The research could have major implications for Google search and Assistant.


Whether it’s talking AI or smarter chatbots, Google has spent the last several years teaching AI how to communicate better with humans. Now, the company is showing off its latest research that could take these efforts to the next level.

The company previewed LaMDA (“Language Model for Dialogue Applications”), research it says represents a “breakthrough conversation technology” that will one day enable people to have natural, open-ended conversations about any topic with Google’s AI. The technology is still in a research phase, but it could have huge implications for existing Google products like search and Assistant.

While existing chatbots are often trained on a specific topic or programmed to give canned responses, LaMDA “can engage in a free-flowing way about a seemingly endless number of topics,” according to Google.
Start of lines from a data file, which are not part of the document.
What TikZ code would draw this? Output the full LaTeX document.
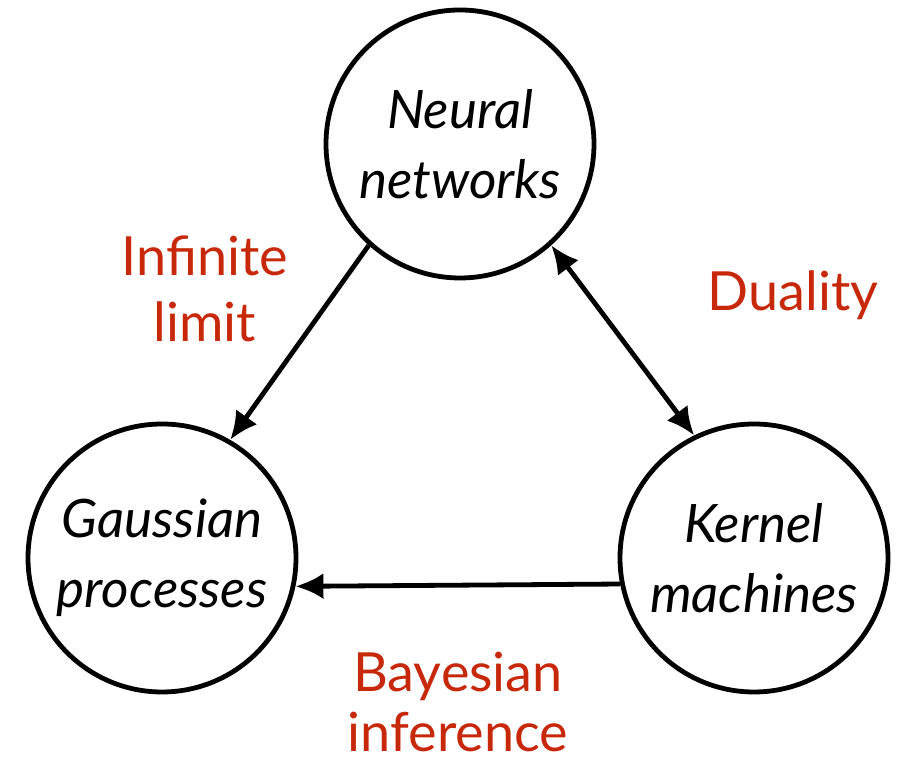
\documentclass[tikz,border=0pt]{standalone}
\usepackage{fontspec}
\setmainfont{Lato}
\usepackage{xcolor}
\usetikzlibrary{arrows.meta, positioning}

\definecolor{labelred}{RGB}{200,40,10}

\tikzset{
    >={Latex[length=14pt, width=13pt]},
    topic/.style={circle, draw, line width=2.4pt, minimum size=134pt, inner sep=0pt,
                  align=center, font=\itshape\fontsize{26.5}{35}\selectfont},
    link/.style={line width=2.4pt, ->},
    linklabel/.style={text=labelred, align=center, font=\fontsize{27}{30}\selectfont}
}

\begin{document}
\begin{tikzpicture}[x=0.5pt, y=0.5pt]
                        \useasboundingbox (0,0) rectangle (900,765);

                        % the three topics
                        \node[topic] (nn) at (460, 621) {Neural\\networks};
                        \node[topic] (gp) at (162, 207) {Gaussian\\processes};
                        \node[topic] (km) at (754, 207) {Kernel\\machines};

                        % connections
                        \draw[link] (nn.228.6) -- (gp.60.7);
                        \draw[link, <->] (nn.312.7) -- (km.116.8);
                        \draw[link] (km.191.4) -- (gp.348.5);

                        % labels
                        \node[linklabel] (lblinf) at (205, 476) {Infinite\\[3pt]limit};
                        \node[linklabel] (lbldual) at (793, 470) {Duality};
                        \node[linklabel] (lblbayes) at (458, 63) {Bayesian\\inference};
                    \end{tikzpicture}
\end{document}
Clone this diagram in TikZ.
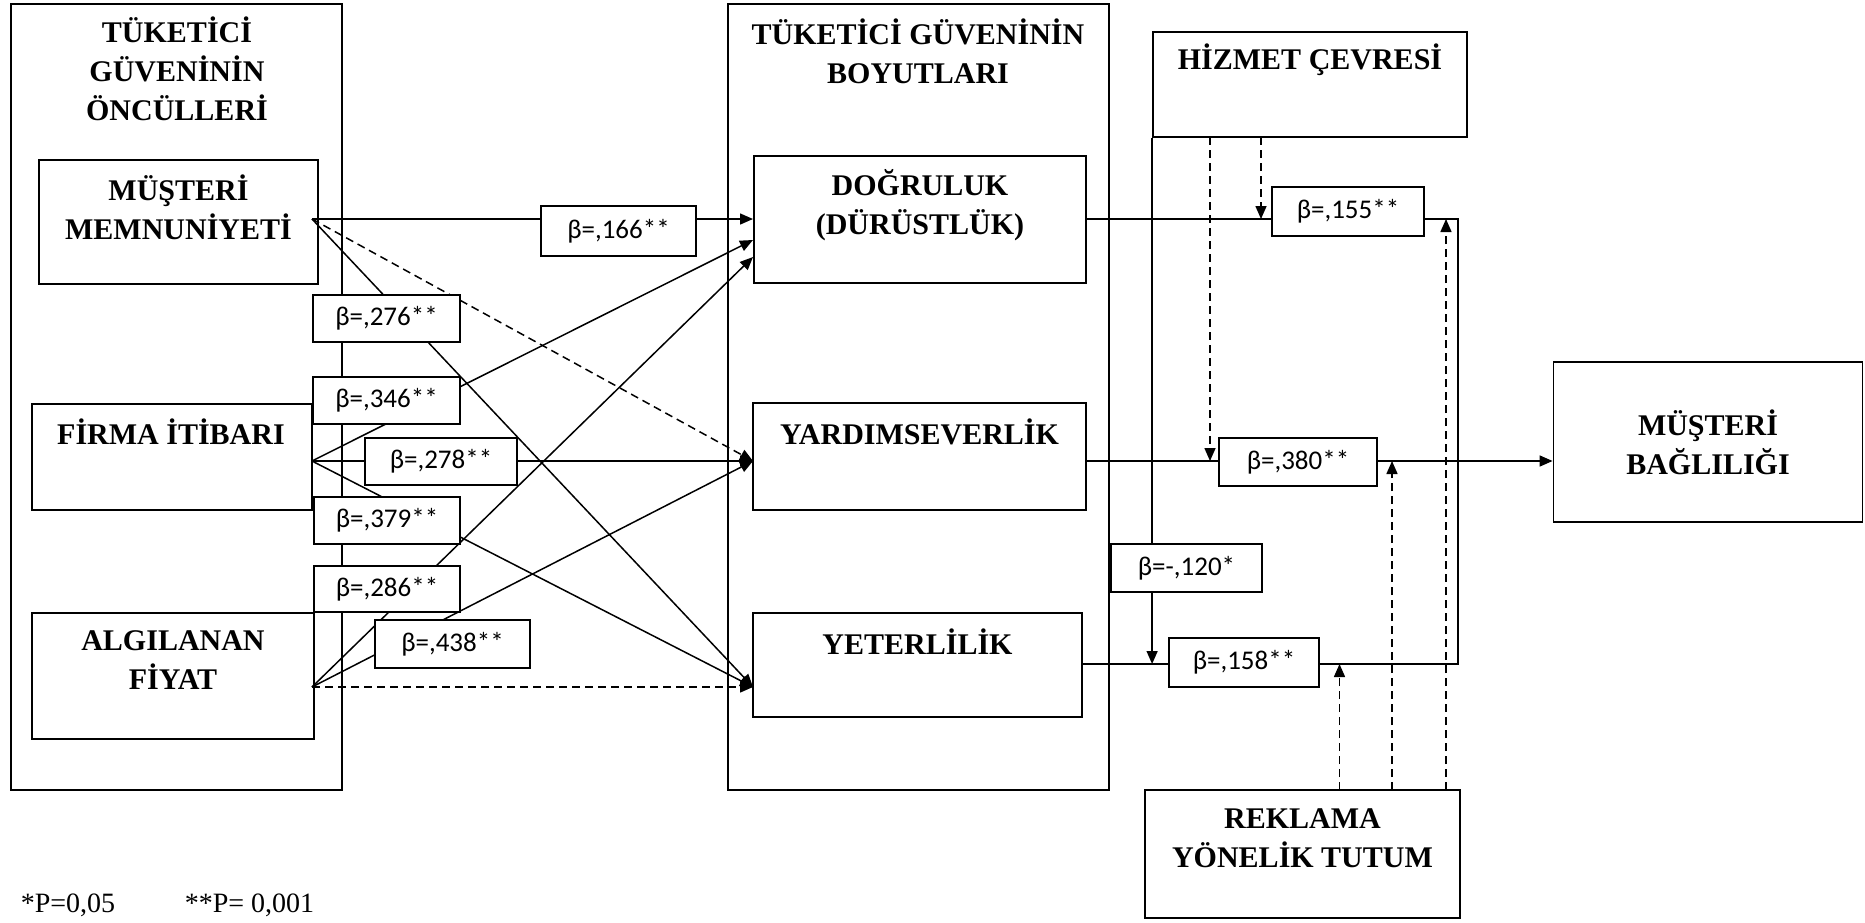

Onstage at Google I/O, Sundar Pichai showed off how LaMDA could take on the persona of Pluto or a paper airplane. In each example, LaMDA was able to respond to questions or comments that don’t have a clear answer.

Google's LamDa speaking as a paper airplane.

Of course, these types of open-ended experiments don’t always produce the desired result. And Pichai noted onstage that Google is still fine tuning LaMDA, as it’s not always able to give a coherent or relevant answer to every query. Separately, Google said that it’s also working on ways to ensure LaMDA provides accurate information, which could be another potential problem area for the technology.

“We’re also exploring dimensions like ‘interestingness,’ by assessing whether responses are insightful, unexpected or witty,” Google explains in a blog post. “Being Google, we also care a lot about factuality (that is, whether LaMDA sticks to facts, something language models often struggle with), and are investigating ways to ensure LaMDA’s responses aren’t just compelling but correct.”

For now, LaMDA is built around text conversations, but Pichai said it could eventually expand to other elements like video and audio. Eventually, the research could be incorporated into existing features like search or Google Assistant. For example, it could enable users to ask Google for directions with a route that has views of mountains, or to ask Google to skip to a specific part of a video, such as “show me the part where the lion roars at sunset.”